Prosecution, defense both say slain McStay family were targets of greed, but clash on ‘who’ – San Bernardino Sun


Jurors in the death penalty trial of Charles “Chase” Merritt, charged with the 2010 bludgeoning deaths of the McStay family were told Monday they were to decide “How did this family of four disappear off the face of the Earth?”

San Bernardino County Supervising Deputy District Attorney Sean Daugherty started opening statements for the long-awaited trial of Merritt, 61, saying the “why” of the case was “greed, and greed’s child, fraud.” “And the ‘who’ is sitting here in court today,” Daugherty told the jury of eight women and four men, who are hearing the case along with six alternates.

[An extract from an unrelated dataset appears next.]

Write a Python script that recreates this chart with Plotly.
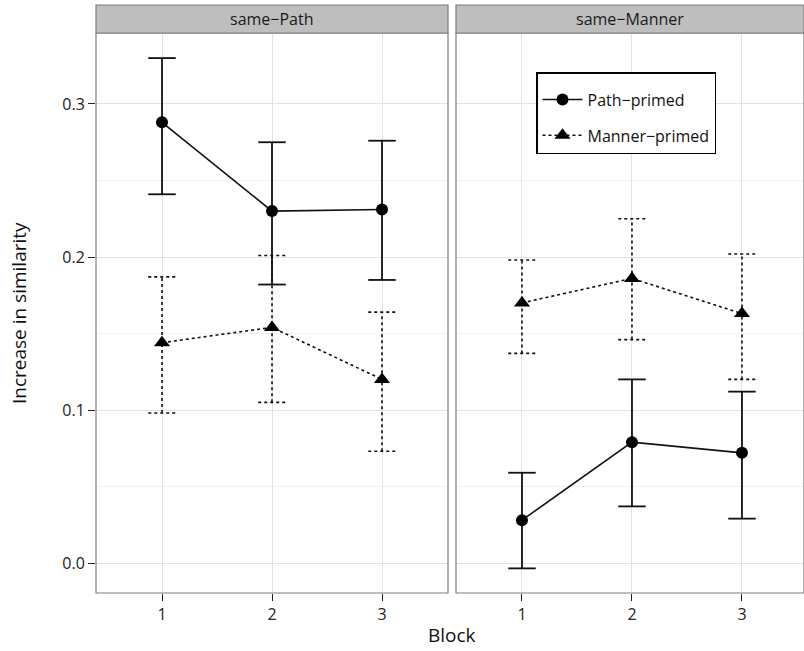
import plotly.graph_objects as go

# ---- data ----
blocks = [1, 2, 3]
panels = ["same\u2212Path", "same\u2212Manner"]
series_names = ["Path\u2212primed", "Manner\u2212primed"]

# same-Path panel
path_mean_sp = [0.288, 0.230, 0.231]
path_lo_sp = [0.241, 0.182, 0.185]
path_hi_sp = [0.330, 0.275, 0.276]
manner_mean_sp = [0.144, 0.154, 0.120]
manner_lo_sp = [0.098, 0.105, 0.073]
manner_hi_sp = [0.187, 0.201, 0.164]

# same-Manner panel
path_mean_sm = [0.028, 0.079, 0.072]
path_lo_sm = [-0.0035, 0.037, 0.029]
path_hi_sm = [0.059, 0.120, 0.112]
manner_mean_sm = [0.170, 0.186, 0.163]
manner_lo_sm = [0.137, 0.146, 0.120]
manner_hi_sm = [0.198, 0.225, 0.202]

y_ticks = [0.0, 0.1, 0.2, 0.3]
y_ticklabels = ["0.0", "0.1", "0.2", "0.3"]

FONT = "Open Sans"
CAP = 0.125


def errbar_xy(xs, lo, hi):
    ex, ey = [], []
    for x, l, h in zip(xs, lo, hi):
        ex += [x, x, None, x - CAP, x + CAP, None, x - CAP, x + CAP, None]
        ey += [l, h, None, h, h, None, l, l, None]
    return ex, ey


fig = go.Figure()

panel_data = [
    ("x", "y", path_mean_sp, path_lo_sp, path_hi_sp, manner_mean_sp, manner_lo_sp, manner_hi_sp),
    ("x2", "y2", path_mean_sm, path_lo_sm, path_hi_sm, manner_mean_sm, manner_lo_sm, manner_hi_sm),
]

for i, (xa, ya, pm, pl, ph, mm, ml, mh) in enumerate(panel_data):
    ex, ey = errbar_xy(blocks, ml, mh)
    fig.add_trace(go.Scatter(x=ex, y=ey, mode="lines", xaxis=xa, yaxis=ya,
                             line=dict(color="#111111", width=1.6, dash="dot"),
                             showlegend=False, hoverinfo="skip"))
    ex, ey = errbar_xy(blocks, pl, ph)
    fig.add_trace(go.Scatter(x=ex, y=ey, mode="lines", xaxis=xa, yaxis=ya,
                             line=dict(color="#111111", width=1.8),
                             showlegend=False, hoverinfo="skip"))
    fig.add_trace(go.Scatter(x=blocks, y=pm, mode="lines+markers", xaxis=xa, yaxis=ya,
                             name=series_names[0], legendgroup="p", showlegend=(i == 1),
                             line=dict(color="#111111", width=1.6),
                             marker=dict(symbol="circle", size=12, color="#000000")))
    fig.add_trace(go.Scatter(x=blocks, y=mm, mode="lines+markers", xaxis=xa, yaxis=ya,
                             name=series_names[1], legendgroup="m", showlegend=(i == 1),
                             line=dict(color="#111111", width=1.6, dash="dot"),
                             marker=dict(symbol="triangle-up", size=14, color="#000000")))

W, H = 804, 651
ml_, mr_, mt_, mb_ = 96, 0, 33, 58
plot_w = W - ml_ - mr_
plot_h = H - mt_ - mb_
d1 = [0, 352 / plot_w]
d2 = [360 / plot_w, 1]

xcommon = dict(tickvals=blocks, ticktext=[str(b) for b in blocks],
               showgrid=True, gridcolor="#e3e3e3", gridwidth=1.3, zeroline=False,
               ticks="outside", ticklen=7, tickwidth=1.3, tickcolor="#222222",
               tickfont=dict(family=FONT, size=16, color="#222222"),
               showline=False)
ycommon = dict(range=[-0.0196, 0.3464], tickvals=y_ticks, showgrid=True,
               gridcolor="#e3e3e3", gridwidth=1.3, zeroline=False,
               minor=dict(tickvals=[0.05, 0.15, 0.25], showgrid=True,
                          gridcolor="#f1f1f1", gridwidth=1.1, ticks=""),
               showline=False)

fig.update_layout(
    width=W, height=H,
    margin=dict(l=ml_, r=mr_, t=mt_, b=mb_),
    paper_bgcolor="white", plot_bgcolor="white",
    font=dict(family=FONT, color="#222222"),
    xaxis=dict(domain=d1, anchor="y", range=[0.4, 3.6], **xcommon),
    xaxis2=dict(domain=d2, anchor="y2", range=[0.4, 3.564], **xcommon),
    yaxis=dict(anchor="x", ticktext=y_ticklabels, ticks="outside", ticklen=7,
               tickwidth=1.3, tickcolor="#222222",
               tickfont=dict(family=FONT, size=16, color="#222222"), **ycommon),
    yaxis2=dict(anchor="x2", matches="y", showticklabels=False, ticks="", **ycommon),
    legend=dict(x=(536 - ml_) / plot_w, y=1 - (72 - mt_) / plot_h,
                xanchor="left", yanchor="top",
                bgcolor="white", bordercolor="#000000", borderwidth=1.5,
                font=dict(family=FONT, size=16, color="#111111"),
                title=dict(text=" ", font=dict(size=7)),
                tracegroupgap=12, itemwidth=40),
    showlegend=True,
)

shapes = []
annotations = []
strip_top = 1 + 28 / plot_h
for dom, label in zip([d1, d2], panels):
    shapes.append(dict(type="rect", xref="paper", yref="paper", x0=dom[0], x1=dom[1],
                       y0=0, y1=1, line=dict(color="#7f7f7f", width=1.2),
                       fillcolor="rgba(0,0,0,0)", layer="above"))
    shapes.append(dict(type="rect", xref="paper", yref="paper", x0=dom[0], x1=dom[1],
                       y0=1, y1=strip_top, line=dict(color="#7f7f7f", width=1.2),
                       fillcolor="#bebebe"))
    annotations.append(dict(text=label, xref="paper", yref="paper",
                            x=(dom[0] + dom[1]) / 2, y=(1 + strip_top) / 2,
                            xanchor="center", yanchor="middle", showarrow=False,
                            font=dict(family=FONT, size=16, color="#1a1a1a")))

annotations.append(dict(text="Block", xref="paper", yref="paper", x=(452 - ml_) / plot_w,
                        y=0, yanchor="middle", xanchor="center", yshift=-42,
                        showarrow=False, font=dict(family=FONT, size=19, color="#111111")))
annotations.append(dict(text="Increase in similarity", xref="paper", yref="paper",
                        x=0, xshift=-(ml_ - 19), y=0.5, xanchor="center", yanchor="middle",
                        textangle=-90, showarrow=False,
                        font=dict(family=FONT, size=19, color="#111111")))

fig.update_layout(shapes=shapes, annotations=annotations)
fig.write_html("out.html", config={"displayModeBar": False},
               post_script="document.body.style.margin='0';document.body.style.overflow='hidden';")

Merritt, 61, who lived in Rancho Cucamonga at the time of his arrest, has pleaded not guilty to the charges that he killed former business associate Joseph McStay, 40, his wife, Summer, 43, and their two children, Gianni, 4, and Joseph Jr., 3, in their Fallbrook home in San Diego County on Feb. 4, 2010, then buried their bodies in two shallow graves in the Mojave Desert, north of Victorville. The family had been beaten to death with a three-pound sledgehammer found in one of the graves.

The family had moved to Fallbrook, 45 miles north of San Diego, in November 2009 from San Clemente. They were in the process of remodeling their four-bedroom, three-bathroom home when they went missing.

Sheriff’s investigators believe Summer McStay may have been raped before she was killed.

The bodies were found in November 2013 and Merritt was arrested and charged a year later.

While Merritt’s defense attorneys also said the McStay family died because of someone else’s greed, they attacked the prosecution’s case from almost all angles and pointed to another person, Daniel Kavanaugh, as a prime suspect who they say got overlooked by investigators who focused only on Merritt.

Merritt and Kavanaugh both did business with Joseph McStay’s online business,  Earth Inspired Products, which offered outdoor water fountains to customers.

Prosecutors and sheriff’s investigators say Merritt, who crafted custom water fountains for Earth Inspired Products, was heavily in debt and had a gambling problem. He killed the McStay family for financial gain, they said.

Kavanaugh designed EIP’s website and did search engine optimization, but was broke in early 2010 and angry over being cut out of a new custom-fountain venture worth potentially millions of future dollars by McStay and Merritt, defense attorney Rajan Maline said.

“Dan was out, Chase was in,” he told jurors. McStay agreed to pay Kavanaugh a $30,000 cut. Meanwhile, Merritt and McStay were “literally on a rocket to the moon,” with water-feature projects that included clients in Saudi Arabia.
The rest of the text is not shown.